Portrait Photography is best undertaken in controlled light conditions

Canon 5D camera and Canon 85mm f1.2 L series USM lens. Exposure Details: 1/30 at f4.5 ISO 200

Having photographs of your loved ones is a great benefit of being a photographer. The older I get the more importance I place in making these pictures and the happier I am to share them with my own family. Though not always easy, it’s absolutely worth the effort.

The above image features my dear old mum, Mary Guy, and my younger sister, Gabrielle Luhrs. The photo was made at my mum and dad’s house in Hamilton, Victoria.

It was one of those bright, sunny days when folks are happy to go outside and be photographed. The problem, of course, is that bright light spells death for the portrait photographer. To make a good picture under such conditions you have two options: use diffusers, reflectors and/or flash to control the light or, alternatively, move your subjects into softer, more flattering light. I do both, but usually favor moving the subjects into open shade where the light is less harsh and they can open their eyes.

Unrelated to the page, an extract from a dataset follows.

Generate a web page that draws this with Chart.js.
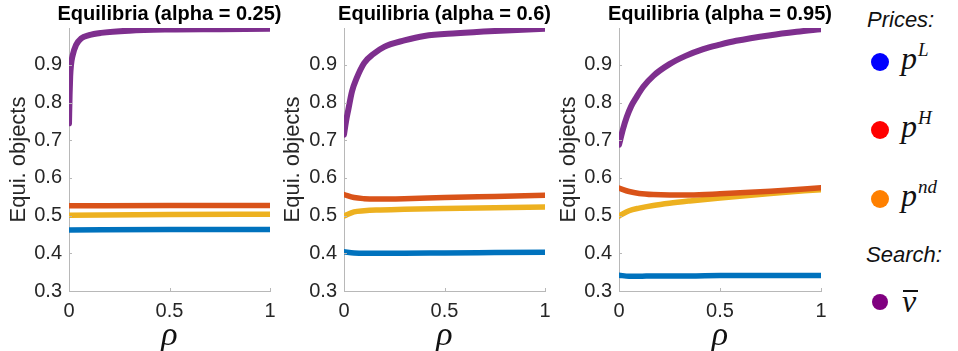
<!DOCTYPE html>
<html>
<head>
<meta charset="utf-8">
<script src="https://cdn.jsdelivr.net/npm/chart.js@4.4.1/dist/chart.umd.min.js"></script>
<style>
  body { margin: 0; width: 958px; height: 351px; background: #fff; position: relative; overflow: hidden; font-family: "Liberation Sans", Arial, sans-serif; }
  canvas { position: absolute; top: 0; }
  .lg { position: absolute; white-space: nowrap; color: #111; }
  .hd { font-style: italic; font-size: 22px; line-height: 22px; }
  .dot { position: absolute; border-radius: 50%; }
  .math { font-family: "Liberation Serif", "Times New Roman", serif; font-style: italic; font-size: 32px; line-height: 32px; }
  .math sup { font-size: 19px; vertical-align: 0; position: relative; top: -13px; margin-left: 1px; }
  .bar { position: absolute; height: 1.5px; background: #111; }
</style>
</head>
<body>
<canvas id="c0"></canvas>
<canvas id="c1"></canvas>
<canvas id="c2"></canvas>

<div class="lg hd" style="left:867px; top:9px;">Prices:</div>
<div class="dot" style="left:871px; top:53px; width:18px; height:18px; background:#0000ff;"></div>
<div class="lg math" style="left:901px; top:42px;">p<sup>L</sup></div>
<div class="dot" style="left:871px; top:121px; width:18px; height:18px; background:#ff0000;"></div>
<div class="lg math" style="left:901px; top:110px;">p<sup>H</sup></div>
<div class="dot" style="left:871px; top:190px; width:18px; height:18px; background:#ff8000;"></div>
<div class="lg math" style="left:901px; top:179px;">p<sup>nd</sup></div>
<div class="lg hd" style="left:866px; top:244px;">Search:</div>
<div class="dot" style="left:872px; top:294px; width:16px; height:16px; background:#800080;"></div>
<div class="lg math" style="left:902px; top:285px;">v</div>
<div class="bar" style="left:903px; top:290px; width:15px;"></div>

<script>
// axis ticks
const rhoTicks = [0, 0.5, 1];
const yTicks = [0.3, 0.4, 0.5, 0.6, 0.7, 0.8, 0.9];
const titles = ["Equilibria (alpha = 0.25)", "Equilibria (alpha = 0.6)", "Equilibria (alpha = 0.95)"];

// alpha = 0.25
const rhoA_v = [0, 0.003, 0.006, 0.01, 0.018, 0.035, 0.06, 0.1, 0.16, 0.3, 0.5, 0.75, 1];
const vbarA  = [0.745, 0.82, 0.87, 0.90, 0.925, 0.953, 0.970, 0.979, 0.985, 0.991, 0.994, 0.995, 0.996];
const rhoA   = [0, 0.5, 1];
const pLA    = [0.462, 0.463, 0.463];
const pHA    = [0.526, 0.527, 0.527];
const pndA   = [0.501, 0.503, 0.504];

// alpha = 0.6
const rhoB_v = [0, 0.01, 0.021, 0.04, 0.063, 0.1, 0.146, 0.2, 0.3, 0.4, 0.56, 0.75, 1];
const vbarB  = [0.715, 0.75, 0.78, 0.83, 0.865, 0.905, 0.929, 0.948, 0.965, 0.977, 0.984, 0.990, 0.996];
const rhoB   = [0, 0.05, 0.1, 0.16, 0.3, 0.5, 0.75, 1];
const pLB    = [0.404, 0.401, 0.400, 0.400, 0.400, 0.401, 0.402, 0.403];
const pHB    = [0.556, 0.548, 0.545, 0.544, 0.545, 0.548, 0.551, 0.554];
const pndB   = [0.499, 0.510, 0.513, 0.515, 0.517, 0.519, 0.521, 0.523];

// alpha = 0.95
const rhoC_v = [0, 0.02, 0.038, 0.06, 0.086, 0.12, 0.17, 0.25, 0.33, 0.417, 0.5, 0.58, 0.75, 0.88, 1];
const vbarC  = [0.688, 0.73, 0.761, 0.79, 0.814, 0.842, 0.871, 0.902, 0.924, 0.942, 0.954, 0.964, 0.979, 0.988, 0.995];
const rhoC   = [0, 0.05, 0.1, 0.17, 0.25, 0.35, 0.5, 0.75, 1];
const pLC    = [0.342, 0.339, 0.339, 0.340, 0.340, 0.340, 0.341, 0.341, 0.341];
const pHC    = [0.573, 0.564, 0.559, 0.556, 0.555, 0.555, 0.558, 0.565, 0.574];
const pndC   = [0.499, 0.513, 0.520, 0.527, 0.533, 0.539, 0.547, 0.559, 0.569];

const colL = "#0072BD", colH = "#D95319", colND = "#EDB120", colV = "#7E2F8E";

const pts = (xs, ys) => xs.map((x, i) => ({ x: x, y: ys[i] }));

const panels = [
  { left: 0,   axis: 69,  right: 270, rho: rhoA, rhoV: rhoA_v, pL: pLA, pH: pHA, pnd: pndA, vbar: vbarA },
  { left: 274, axis: 344, right: 545, rho: rhoB, rhoV: rhoB_v, pL: pLB, pH: pHB, pnd: pndB, vbar: vbarB },
  { left: 550, axis: 619, right: 821, rho: rhoC, rhoV: rhoC_v, pL: pLC, pH: pHC, pnd: pndC, vbar: vbarC },
];

// title over plot area + MATLAB-style inward tick marks
const panelDecor = {
  id: "panelDecor",
  afterDraw(chart, args, opts) {
    const { ctx, chartArea, scales } = chart;
    ctx.save();
    ctx.strokeStyle = "#b8b8b8";
    ctx.lineWidth = 1;
    scales.y.ticks.forEach(t => {
      const y = Math.round(scales.y.getPixelForValue(t.value)) + 0.5;
      ctx.beginPath();
      ctx.moveTo(chartArea.left, y);
      ctx.lineTo(chartArea.left + 3, y);
      ctx.stroke();
    });
    scales.x.ticks.forEach(t => {
      const x = Math.round(scales.x.getPixelForValue(t.value)) + 0.5;
      ctx.beginPath();
      ctx.moveTo(x, chartArea.bottom);
      ctx.lineTo(x, chartArea.bottom - 3);
      ctx.stroke();
    });
    ctx.font = 'bold 20px "Liberation Sans", Arial, sans-serif';
    ctx.fillStyle = "#000";
    ctx.textAlign = "center";
    ctx.textBaseline = "middle";
    ctx.fillText(opts.text, (chartArea.left + chartArea.right) / 2, 14);
    ctx.restore();
  }
};

const lineDs = (data, color, w) => ({
  data: data,
  borderColor: color,
  backgroundColor: color,
  borderWidth: w,
  pointRadius: 0,
  showLine: true,
  cubicInterpolationMode: "monotone",
  borderCapStyle: "round",
});

panels.forEach((p, i) => {
  const el = document.getElementById("c" + i);
  const w = p.right - p.left + 14;
  el.width = w;
  el.height = 351;
  el.style.left = p.left + "px";
  el.style.width = w + "px";
  el.style.height = "351px";
  const yWidth = p.axis - p.left;

  new Chart(el.getContext("2d"), {
    type: "scatter",
    data: {
      datasets: [
        lineDs(pts(p.rho, p.pL), colL, 5.5),
        lineDs(pts(p.rho, p.pH), colH, 5.5),
        lineDs(pts(p.rho, p.pnd), colND, 5.5),
        lineDs(pts(p.rhoV, p.vbar), colV, 6),
      ],
    },
    options: {
      responsive: false,
      animation: false,
      devicePixelRatio: 1,
      layout: { padding: { top: 28, right: 14, bottom: 0, left: 0 } },
      plugins: {
        legend: { display: false },
        tooltip: { enabled: false },
        panelDecor: { text: titles[i] },
      },
      scales: {
        x: {
          type: "linear",
          min: 0,
          max: 1,
          afterFit: s => { s.height = 60; s.paddingLeft = 0; s.paddingRight = 0; },
          afterBuildTicks: s => { s.ticks = rhoTicks.map(v => ({ value: v })); },
          grid: { display: false, drawTicks: false },
          border: { display: true, color: "#b8b8b8", width: 1 },
          ticks: {
            padding: 8,
            color: "#262626",
            font: { family: '"Liberation Sans", Arial, sans-serif', size: 20 },
            maxRotation: 0,
            callback: v => String(v),
          },
          title: {
            display: true,
            text: "ρ",
            color: "#111",
            padding: { top: 0, bottom: 1 },
            font: { family: '"Liberation Serif", "Times New Roman", serif', size: 34, style: "italic", lineHeight: 0.8 },
          },
        },
        y: {
          type: "linear",
          min: 0.3,
          max: 0.998,
          afterFit: s => { s.width = yWidth; },
          afterBuildTicks: s => { s.ticks = yTicks.map(v => ({ value: v })); },
          grid: { display: false, drawTicks: false },
          border: { display: true, color: "#b8b8b8", width: 1 },
          ticks: {
            padding: 7,
            color: "#262626",
            font: { family: '"Liberation Sans", Arial, sans-serif', size: 20 },
            callback: v => v.toFixed(1),
          },
          title: {
            display: true,
            text: "Equi. objects",
            color: "#262626",
            padding: { top: 6, bottom: 0 },
            font: { family: '"Liberation Sans", Arial, sans-serif', size: 22 },
          },
        },
      },
    },
    plugins: [panelDecor],
  });
});
</script>
</body>
</html>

Referred to as the windows to the soul the eyes are probably the easiest way by which the viewer can interact with the subject. What’s more when the eyes are open their color is revealed and wrinkles are reduced.

The above picture was made under my parent’s front verandah. It wasn’t hard to bring the two of the girls closer together. I utilized the overhanging creepers and background shrubs to fill the surroundings and allow the eye to travel easier towards the subjects. A very subtle vignette and a lovely warm tone were applied to further enhance the photo.

Image processing was conducted in Adobe Lightroom 3 and Adobe Photoshop CS5.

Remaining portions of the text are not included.